-- PROBLEM TO WORK ON --
Copy, exactly and only, the lines from the one with "Reproduce this chart with matplotlib." up to and including the one with "x_end_a = -2.43", leaving pictures out.

-- INFORMATION SHOWN --
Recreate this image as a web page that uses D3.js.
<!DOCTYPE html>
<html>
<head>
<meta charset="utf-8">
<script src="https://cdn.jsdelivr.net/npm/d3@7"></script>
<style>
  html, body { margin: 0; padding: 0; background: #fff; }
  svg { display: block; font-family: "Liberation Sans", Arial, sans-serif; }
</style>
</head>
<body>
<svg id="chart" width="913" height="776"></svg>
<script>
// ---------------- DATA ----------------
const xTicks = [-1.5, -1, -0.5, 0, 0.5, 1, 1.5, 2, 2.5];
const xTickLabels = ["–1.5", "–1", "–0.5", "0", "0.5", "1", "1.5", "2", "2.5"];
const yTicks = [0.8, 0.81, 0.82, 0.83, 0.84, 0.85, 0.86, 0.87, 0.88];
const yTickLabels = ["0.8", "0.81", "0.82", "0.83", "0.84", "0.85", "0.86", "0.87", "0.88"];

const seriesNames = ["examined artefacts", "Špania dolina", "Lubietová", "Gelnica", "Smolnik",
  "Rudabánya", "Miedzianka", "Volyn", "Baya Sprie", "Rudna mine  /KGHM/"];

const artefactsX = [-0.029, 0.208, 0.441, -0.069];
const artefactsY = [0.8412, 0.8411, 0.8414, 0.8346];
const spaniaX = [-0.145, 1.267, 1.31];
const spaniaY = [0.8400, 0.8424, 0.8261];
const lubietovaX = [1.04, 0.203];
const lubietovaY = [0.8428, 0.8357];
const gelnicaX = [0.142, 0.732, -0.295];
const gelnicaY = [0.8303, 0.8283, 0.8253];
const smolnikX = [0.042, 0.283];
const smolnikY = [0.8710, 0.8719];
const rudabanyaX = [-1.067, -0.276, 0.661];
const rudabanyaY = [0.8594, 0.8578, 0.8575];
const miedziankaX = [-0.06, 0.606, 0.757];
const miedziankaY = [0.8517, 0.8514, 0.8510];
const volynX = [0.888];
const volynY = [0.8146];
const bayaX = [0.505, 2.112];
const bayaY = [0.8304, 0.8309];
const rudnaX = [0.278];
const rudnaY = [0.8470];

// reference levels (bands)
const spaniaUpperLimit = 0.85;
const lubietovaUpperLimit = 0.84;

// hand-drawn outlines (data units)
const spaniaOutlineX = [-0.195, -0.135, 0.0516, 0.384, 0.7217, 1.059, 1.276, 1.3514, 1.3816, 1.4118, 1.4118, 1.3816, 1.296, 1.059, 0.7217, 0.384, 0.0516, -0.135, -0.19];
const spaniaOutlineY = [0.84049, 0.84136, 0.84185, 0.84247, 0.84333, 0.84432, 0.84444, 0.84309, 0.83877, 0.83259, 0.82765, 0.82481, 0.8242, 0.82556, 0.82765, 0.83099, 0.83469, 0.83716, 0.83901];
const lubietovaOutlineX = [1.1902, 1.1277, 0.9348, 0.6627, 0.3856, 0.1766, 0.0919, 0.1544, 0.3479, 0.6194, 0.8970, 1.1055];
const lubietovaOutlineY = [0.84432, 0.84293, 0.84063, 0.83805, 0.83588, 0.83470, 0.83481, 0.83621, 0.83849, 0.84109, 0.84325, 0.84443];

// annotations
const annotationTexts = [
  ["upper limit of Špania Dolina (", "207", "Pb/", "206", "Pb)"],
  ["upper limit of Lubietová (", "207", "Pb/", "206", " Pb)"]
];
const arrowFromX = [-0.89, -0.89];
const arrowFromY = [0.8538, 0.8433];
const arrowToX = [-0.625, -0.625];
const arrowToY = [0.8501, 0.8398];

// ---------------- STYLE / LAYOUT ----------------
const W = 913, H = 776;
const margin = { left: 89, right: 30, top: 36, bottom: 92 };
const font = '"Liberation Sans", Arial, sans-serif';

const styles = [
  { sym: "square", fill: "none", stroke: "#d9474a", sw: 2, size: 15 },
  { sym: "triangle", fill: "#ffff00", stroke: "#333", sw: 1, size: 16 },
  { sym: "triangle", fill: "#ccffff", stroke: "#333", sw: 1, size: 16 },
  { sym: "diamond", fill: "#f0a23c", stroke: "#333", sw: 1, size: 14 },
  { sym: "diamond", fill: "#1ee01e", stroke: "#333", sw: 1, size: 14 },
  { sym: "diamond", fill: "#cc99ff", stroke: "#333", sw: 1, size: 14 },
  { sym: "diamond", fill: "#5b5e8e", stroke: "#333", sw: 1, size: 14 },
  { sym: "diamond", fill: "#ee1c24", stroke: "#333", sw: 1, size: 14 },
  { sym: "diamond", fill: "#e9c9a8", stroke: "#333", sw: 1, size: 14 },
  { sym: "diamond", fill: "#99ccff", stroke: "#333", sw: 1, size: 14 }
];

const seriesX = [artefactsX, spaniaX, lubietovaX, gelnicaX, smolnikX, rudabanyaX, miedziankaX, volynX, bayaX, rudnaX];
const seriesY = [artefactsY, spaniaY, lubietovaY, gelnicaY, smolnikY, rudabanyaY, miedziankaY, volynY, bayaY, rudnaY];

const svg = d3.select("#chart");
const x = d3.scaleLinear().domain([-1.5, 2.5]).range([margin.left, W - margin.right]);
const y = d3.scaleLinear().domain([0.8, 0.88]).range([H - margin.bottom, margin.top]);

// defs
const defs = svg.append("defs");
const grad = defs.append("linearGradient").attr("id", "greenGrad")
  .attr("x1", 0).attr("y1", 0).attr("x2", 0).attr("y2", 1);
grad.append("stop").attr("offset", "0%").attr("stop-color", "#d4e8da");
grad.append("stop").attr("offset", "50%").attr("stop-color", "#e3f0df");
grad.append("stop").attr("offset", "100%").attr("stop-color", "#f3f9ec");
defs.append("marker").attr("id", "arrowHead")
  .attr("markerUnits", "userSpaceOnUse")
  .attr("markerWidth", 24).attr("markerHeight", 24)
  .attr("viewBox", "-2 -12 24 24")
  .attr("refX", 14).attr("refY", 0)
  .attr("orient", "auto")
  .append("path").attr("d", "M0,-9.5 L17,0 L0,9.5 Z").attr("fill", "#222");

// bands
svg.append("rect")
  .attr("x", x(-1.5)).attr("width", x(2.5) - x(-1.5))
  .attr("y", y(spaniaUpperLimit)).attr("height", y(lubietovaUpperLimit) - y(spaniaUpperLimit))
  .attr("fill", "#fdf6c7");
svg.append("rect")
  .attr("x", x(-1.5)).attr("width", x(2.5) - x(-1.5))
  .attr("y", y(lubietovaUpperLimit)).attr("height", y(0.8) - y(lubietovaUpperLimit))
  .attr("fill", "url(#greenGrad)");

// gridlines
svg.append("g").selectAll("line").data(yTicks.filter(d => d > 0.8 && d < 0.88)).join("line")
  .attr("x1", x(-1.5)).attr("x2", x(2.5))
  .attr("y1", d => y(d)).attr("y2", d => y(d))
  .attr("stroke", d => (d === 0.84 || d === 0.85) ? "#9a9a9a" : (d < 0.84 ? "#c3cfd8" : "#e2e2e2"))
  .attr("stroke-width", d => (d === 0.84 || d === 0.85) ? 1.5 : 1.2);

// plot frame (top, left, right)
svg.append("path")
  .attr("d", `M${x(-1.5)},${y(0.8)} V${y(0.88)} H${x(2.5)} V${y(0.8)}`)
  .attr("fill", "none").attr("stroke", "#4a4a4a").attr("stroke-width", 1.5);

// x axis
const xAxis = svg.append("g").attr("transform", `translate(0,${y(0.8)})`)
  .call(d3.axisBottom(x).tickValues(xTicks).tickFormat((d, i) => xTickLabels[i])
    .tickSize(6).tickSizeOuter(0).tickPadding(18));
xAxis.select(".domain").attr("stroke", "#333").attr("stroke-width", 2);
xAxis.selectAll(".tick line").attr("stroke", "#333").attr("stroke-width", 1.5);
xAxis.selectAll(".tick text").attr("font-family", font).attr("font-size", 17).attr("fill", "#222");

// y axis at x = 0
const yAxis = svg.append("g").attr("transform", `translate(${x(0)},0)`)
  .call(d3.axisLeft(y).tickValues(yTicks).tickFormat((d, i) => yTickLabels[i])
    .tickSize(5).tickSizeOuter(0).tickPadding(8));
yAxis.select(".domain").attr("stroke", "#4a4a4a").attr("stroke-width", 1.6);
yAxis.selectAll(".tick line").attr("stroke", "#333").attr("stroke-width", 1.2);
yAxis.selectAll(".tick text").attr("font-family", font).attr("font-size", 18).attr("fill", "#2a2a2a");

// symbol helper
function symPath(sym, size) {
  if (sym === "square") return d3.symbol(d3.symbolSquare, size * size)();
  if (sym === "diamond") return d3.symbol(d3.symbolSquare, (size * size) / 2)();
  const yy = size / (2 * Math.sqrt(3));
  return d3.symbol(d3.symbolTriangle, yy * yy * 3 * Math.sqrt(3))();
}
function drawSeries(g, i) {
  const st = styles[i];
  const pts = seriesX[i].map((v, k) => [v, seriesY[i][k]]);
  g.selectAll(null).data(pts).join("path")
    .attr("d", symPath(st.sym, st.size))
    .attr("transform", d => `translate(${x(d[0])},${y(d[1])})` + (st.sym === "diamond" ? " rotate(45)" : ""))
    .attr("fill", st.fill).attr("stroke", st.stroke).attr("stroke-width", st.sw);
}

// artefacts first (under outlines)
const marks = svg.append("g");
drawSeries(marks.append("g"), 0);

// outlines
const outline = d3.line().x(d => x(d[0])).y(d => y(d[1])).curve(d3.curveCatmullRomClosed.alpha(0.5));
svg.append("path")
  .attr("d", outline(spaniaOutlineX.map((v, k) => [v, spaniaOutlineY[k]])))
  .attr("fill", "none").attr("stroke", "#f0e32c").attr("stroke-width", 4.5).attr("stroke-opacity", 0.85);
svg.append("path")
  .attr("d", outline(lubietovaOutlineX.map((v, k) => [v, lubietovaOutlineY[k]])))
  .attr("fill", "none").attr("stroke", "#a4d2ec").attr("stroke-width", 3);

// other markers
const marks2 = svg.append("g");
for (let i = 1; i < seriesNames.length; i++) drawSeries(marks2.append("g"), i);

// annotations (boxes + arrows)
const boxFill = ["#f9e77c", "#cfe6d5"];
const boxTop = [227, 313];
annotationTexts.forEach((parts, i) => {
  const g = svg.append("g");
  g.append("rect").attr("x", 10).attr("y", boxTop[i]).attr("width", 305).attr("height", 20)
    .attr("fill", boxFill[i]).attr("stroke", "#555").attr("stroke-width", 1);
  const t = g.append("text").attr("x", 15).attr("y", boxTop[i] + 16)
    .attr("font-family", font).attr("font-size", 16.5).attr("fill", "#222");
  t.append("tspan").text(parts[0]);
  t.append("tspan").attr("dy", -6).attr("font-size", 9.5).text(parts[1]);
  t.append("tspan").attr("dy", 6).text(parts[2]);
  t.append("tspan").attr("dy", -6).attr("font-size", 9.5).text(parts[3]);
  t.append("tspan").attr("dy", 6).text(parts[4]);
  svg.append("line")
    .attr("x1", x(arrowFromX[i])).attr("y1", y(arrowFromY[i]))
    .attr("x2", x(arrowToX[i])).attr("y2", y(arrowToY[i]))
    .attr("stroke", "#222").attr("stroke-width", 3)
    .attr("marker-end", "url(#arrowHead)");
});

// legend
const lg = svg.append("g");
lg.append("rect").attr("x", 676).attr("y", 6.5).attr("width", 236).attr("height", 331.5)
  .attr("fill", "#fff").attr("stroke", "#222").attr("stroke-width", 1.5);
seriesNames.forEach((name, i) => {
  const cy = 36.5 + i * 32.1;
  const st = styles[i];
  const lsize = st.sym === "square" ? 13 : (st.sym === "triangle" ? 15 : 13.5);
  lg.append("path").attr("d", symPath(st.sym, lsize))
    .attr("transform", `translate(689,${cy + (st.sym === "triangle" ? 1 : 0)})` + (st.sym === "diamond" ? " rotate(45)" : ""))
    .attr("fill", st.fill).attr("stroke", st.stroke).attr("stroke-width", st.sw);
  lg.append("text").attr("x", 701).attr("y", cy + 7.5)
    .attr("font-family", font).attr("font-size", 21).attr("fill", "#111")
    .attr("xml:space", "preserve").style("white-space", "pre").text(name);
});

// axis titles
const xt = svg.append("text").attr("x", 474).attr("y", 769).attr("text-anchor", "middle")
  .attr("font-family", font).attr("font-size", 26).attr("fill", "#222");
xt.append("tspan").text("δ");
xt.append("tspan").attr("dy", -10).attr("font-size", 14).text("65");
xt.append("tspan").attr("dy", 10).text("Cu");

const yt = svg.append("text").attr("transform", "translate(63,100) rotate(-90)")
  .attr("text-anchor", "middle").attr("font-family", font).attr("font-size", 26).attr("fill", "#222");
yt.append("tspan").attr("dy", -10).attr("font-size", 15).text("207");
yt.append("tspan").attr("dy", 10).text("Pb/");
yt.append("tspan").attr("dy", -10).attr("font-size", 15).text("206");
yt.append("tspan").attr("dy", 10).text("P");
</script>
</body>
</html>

==

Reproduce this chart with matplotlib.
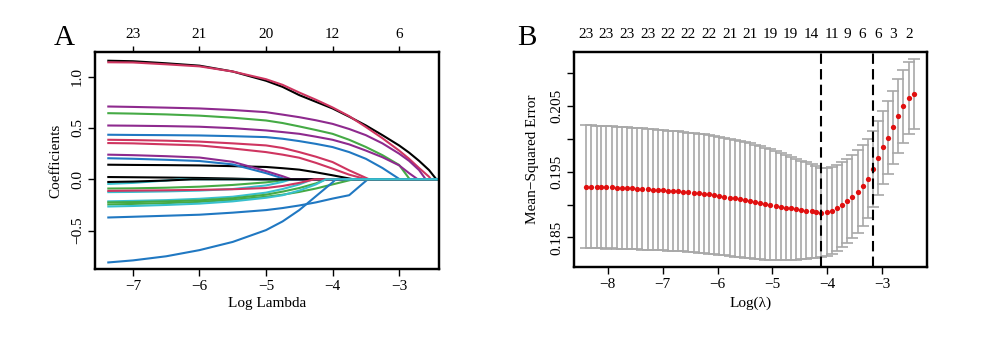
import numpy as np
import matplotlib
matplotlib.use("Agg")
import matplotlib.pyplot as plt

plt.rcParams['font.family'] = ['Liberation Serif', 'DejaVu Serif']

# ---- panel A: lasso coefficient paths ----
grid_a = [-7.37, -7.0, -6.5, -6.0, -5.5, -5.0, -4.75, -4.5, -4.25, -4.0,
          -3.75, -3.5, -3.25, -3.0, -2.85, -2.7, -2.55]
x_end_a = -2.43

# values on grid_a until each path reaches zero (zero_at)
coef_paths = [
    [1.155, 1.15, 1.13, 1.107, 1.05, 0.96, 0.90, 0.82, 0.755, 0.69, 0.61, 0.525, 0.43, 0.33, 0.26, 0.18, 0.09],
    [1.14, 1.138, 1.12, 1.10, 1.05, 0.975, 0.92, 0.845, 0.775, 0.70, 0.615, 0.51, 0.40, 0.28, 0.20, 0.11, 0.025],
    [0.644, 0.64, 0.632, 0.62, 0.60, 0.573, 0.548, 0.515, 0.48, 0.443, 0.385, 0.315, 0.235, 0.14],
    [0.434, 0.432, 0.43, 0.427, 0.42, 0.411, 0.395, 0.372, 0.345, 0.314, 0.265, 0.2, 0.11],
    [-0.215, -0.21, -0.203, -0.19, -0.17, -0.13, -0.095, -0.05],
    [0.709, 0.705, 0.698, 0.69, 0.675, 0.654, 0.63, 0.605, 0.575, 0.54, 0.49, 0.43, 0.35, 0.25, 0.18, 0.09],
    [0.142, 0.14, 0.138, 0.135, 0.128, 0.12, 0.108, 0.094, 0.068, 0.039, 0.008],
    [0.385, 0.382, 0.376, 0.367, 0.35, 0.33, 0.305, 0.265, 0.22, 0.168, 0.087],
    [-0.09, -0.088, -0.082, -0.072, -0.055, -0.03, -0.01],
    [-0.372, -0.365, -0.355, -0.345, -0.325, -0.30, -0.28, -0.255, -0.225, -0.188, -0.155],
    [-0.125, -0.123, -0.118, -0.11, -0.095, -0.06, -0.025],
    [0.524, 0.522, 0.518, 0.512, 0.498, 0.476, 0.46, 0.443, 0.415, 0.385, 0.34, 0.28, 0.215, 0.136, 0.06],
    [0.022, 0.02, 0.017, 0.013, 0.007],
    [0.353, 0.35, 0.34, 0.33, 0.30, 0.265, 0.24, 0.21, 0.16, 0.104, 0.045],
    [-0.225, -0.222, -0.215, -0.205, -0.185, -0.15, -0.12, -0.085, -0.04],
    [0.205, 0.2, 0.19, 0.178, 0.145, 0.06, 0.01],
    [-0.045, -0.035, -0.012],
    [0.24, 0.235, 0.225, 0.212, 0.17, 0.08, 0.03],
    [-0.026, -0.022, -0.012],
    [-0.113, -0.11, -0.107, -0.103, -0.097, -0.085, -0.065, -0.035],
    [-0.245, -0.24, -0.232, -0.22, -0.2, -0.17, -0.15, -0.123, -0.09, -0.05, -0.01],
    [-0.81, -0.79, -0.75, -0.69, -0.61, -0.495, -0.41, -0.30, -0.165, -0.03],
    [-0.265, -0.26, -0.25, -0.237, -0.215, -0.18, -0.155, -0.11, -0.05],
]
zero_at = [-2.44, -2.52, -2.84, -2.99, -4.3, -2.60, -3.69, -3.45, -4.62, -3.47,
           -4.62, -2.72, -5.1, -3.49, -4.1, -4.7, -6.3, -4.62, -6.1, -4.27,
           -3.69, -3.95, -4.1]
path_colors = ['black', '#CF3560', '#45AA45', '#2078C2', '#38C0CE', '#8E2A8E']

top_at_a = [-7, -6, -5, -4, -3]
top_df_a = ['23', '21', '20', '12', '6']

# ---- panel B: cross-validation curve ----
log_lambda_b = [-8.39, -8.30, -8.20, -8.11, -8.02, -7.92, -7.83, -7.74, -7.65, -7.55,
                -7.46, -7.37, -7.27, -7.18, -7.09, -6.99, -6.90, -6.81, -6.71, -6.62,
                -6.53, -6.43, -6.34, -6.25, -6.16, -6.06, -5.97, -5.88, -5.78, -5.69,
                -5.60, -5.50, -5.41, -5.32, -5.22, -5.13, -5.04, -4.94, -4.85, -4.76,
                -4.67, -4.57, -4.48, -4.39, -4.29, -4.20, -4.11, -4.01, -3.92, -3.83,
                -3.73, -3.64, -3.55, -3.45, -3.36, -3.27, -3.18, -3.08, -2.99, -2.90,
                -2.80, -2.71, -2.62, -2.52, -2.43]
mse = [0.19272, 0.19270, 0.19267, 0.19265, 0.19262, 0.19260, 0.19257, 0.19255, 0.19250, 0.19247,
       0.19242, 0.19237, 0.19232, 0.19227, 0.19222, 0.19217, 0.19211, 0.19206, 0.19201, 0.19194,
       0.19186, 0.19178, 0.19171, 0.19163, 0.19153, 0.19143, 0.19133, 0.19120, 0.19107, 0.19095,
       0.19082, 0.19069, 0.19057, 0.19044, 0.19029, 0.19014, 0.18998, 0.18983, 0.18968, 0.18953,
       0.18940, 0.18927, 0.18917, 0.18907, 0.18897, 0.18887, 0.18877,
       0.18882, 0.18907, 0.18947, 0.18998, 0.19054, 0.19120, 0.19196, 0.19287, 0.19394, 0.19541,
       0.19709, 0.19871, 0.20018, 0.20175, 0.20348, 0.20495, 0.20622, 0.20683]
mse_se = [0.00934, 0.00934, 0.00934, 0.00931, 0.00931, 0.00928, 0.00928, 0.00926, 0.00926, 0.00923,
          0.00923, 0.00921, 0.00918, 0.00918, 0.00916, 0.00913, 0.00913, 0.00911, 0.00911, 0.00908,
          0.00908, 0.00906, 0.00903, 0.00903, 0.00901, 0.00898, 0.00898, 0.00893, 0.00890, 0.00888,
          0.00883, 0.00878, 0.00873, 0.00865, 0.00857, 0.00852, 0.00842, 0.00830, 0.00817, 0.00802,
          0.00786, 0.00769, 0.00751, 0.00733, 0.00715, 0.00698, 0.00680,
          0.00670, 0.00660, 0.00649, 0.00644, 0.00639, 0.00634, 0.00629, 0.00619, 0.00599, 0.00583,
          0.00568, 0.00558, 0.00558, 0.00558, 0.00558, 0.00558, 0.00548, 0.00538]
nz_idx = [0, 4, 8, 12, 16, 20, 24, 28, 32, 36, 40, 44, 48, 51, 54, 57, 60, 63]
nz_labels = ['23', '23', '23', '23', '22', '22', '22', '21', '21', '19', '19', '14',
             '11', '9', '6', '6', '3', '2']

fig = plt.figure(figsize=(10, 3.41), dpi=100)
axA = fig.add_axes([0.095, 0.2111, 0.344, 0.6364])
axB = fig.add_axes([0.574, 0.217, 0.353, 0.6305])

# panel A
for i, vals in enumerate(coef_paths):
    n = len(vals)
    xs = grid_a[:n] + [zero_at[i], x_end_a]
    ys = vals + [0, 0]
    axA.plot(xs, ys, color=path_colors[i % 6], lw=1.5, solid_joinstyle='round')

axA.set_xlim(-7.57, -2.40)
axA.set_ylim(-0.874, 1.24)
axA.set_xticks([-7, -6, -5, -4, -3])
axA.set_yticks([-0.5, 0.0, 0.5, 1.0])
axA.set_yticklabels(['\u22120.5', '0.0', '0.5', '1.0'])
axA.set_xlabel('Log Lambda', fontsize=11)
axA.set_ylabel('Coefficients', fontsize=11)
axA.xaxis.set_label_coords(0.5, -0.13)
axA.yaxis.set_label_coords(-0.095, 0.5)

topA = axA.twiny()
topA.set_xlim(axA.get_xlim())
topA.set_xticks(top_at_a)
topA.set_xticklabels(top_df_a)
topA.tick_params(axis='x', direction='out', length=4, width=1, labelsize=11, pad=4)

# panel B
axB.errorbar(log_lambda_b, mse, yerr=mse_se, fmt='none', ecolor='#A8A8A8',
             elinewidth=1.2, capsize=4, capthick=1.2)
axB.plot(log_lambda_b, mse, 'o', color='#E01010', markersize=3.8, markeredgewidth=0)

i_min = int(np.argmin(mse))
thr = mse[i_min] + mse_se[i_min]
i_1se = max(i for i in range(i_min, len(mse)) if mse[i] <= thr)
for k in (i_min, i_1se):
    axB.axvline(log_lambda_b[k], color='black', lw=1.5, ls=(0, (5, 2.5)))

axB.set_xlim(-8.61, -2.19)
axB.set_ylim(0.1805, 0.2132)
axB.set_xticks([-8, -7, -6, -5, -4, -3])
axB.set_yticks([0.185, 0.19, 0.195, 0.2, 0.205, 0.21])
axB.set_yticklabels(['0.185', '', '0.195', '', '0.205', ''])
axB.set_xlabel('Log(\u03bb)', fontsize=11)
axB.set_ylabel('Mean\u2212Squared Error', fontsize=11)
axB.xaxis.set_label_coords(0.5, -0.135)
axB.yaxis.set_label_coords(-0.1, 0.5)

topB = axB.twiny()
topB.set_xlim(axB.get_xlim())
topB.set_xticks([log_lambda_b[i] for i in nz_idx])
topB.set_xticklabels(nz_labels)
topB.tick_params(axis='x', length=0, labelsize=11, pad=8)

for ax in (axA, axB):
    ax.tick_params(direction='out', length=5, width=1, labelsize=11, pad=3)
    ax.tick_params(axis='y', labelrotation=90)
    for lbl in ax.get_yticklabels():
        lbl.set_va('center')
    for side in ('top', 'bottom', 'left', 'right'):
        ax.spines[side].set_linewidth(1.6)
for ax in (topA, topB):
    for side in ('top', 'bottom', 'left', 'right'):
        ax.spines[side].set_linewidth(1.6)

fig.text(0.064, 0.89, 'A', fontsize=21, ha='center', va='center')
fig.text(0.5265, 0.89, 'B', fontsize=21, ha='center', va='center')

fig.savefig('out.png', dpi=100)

-- EXERCISE RESULT --
Reproduce this chart with matplotlib.
import numpy as np
import matplotlib
matplotlib.use("Agg")
import matplotlib.pyplot as plt

plt.rcParams['font.family'] = ['Liberation Serif', 'DejaVu Serif']

# ---- panel A: lasso coefficient paths ----
grid_a = [-7.37, -7.0, -6.5, -6.0, -5.5, -5.0, -4.75, -4.5, -4.25, -4.0,
          -3.75, -3.5, -3.25, -3.0, -2.85, -2.7, -2.55]
x_end_a = -2.43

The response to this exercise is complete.